= Revopak =

The Revopak compaction system, showing clearly the rotating tines and fixed teeth

A Revopak compactor in operation

The Revopak is a type of waste collection vehicle manufactured by the British company Shelvoke and Drewry.

Introduced in 1971, the Revopak was a British-built clone of the French Bennes-Ray "Superpac". It was one of the first vehicles to address the problem of compacting and destroying the high content of packaging materials now found in domestic refuse.

By using a huge, hydraulic-powered rotating rake with large steel tines, refuse was scooped up from the loading hopper and forced through a set of stationary tines. The rotation of the rake increases the density of the load by continuously lifting the waste, mutilating it through the stationary tines, and then dropping it and repeating the cycle until it is small enough to be forced into the main body, where it is compacted, thus reducing the space required to dump it at the landfill site.

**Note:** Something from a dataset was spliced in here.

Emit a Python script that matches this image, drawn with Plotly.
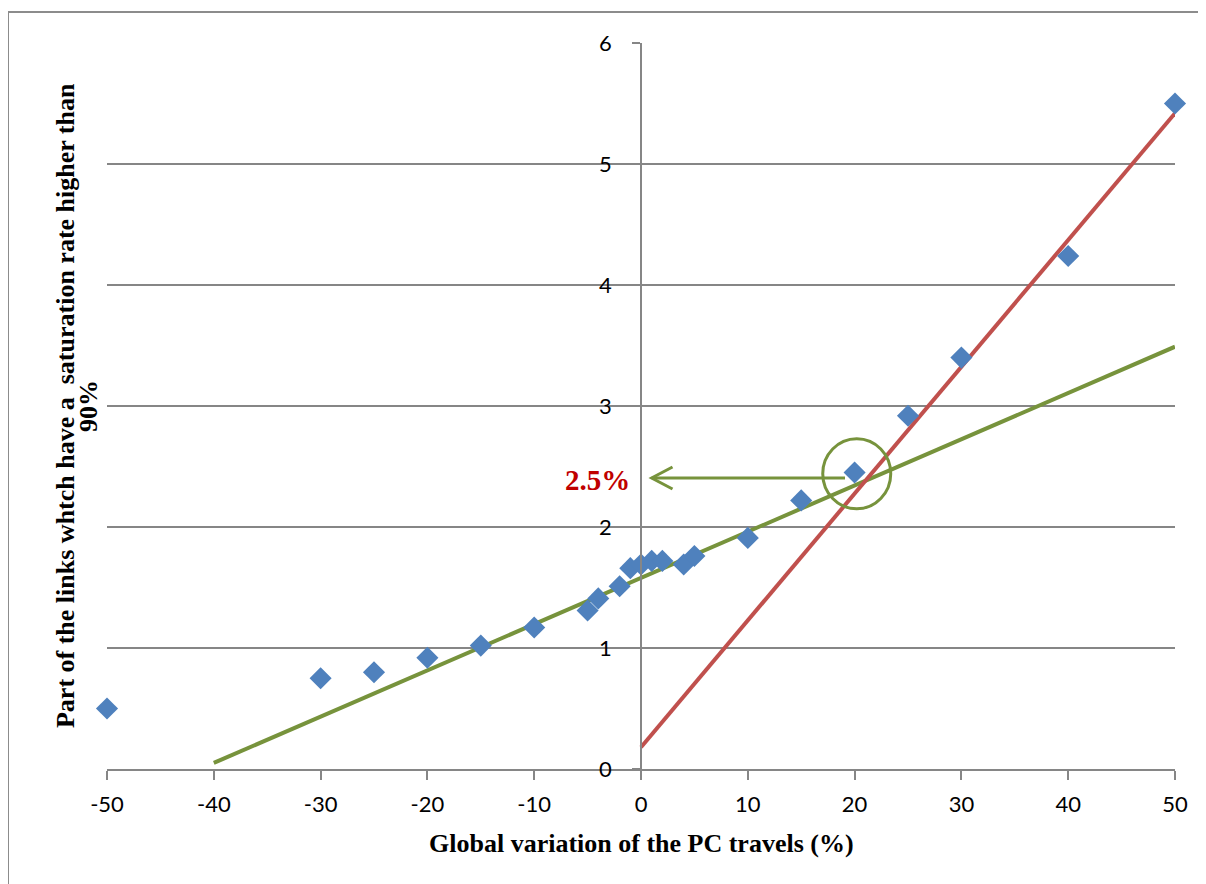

Two generations of the Revopak were produced - the early 1971-1973 models used hydraulic motors which drove the compaction rake by means of chains, while the later models used a simpler and more robust drive system which consisted of twin synchronised hydraulic rams to operate the compaction system. Many variations were made of the basic design, including a multitude of different body lengths and payloads, plus SD developed bin lifters as an optional extra - a precursor to the modern wheeled bin collection systems of today. One disadvantage of the system was heavier fuel consumption, since the compaction system has to run continuously in order to be effective.

The Revopak was in continuous production until 1990, when SD went out of business, although the French built unit is still manufactured by SEMAT.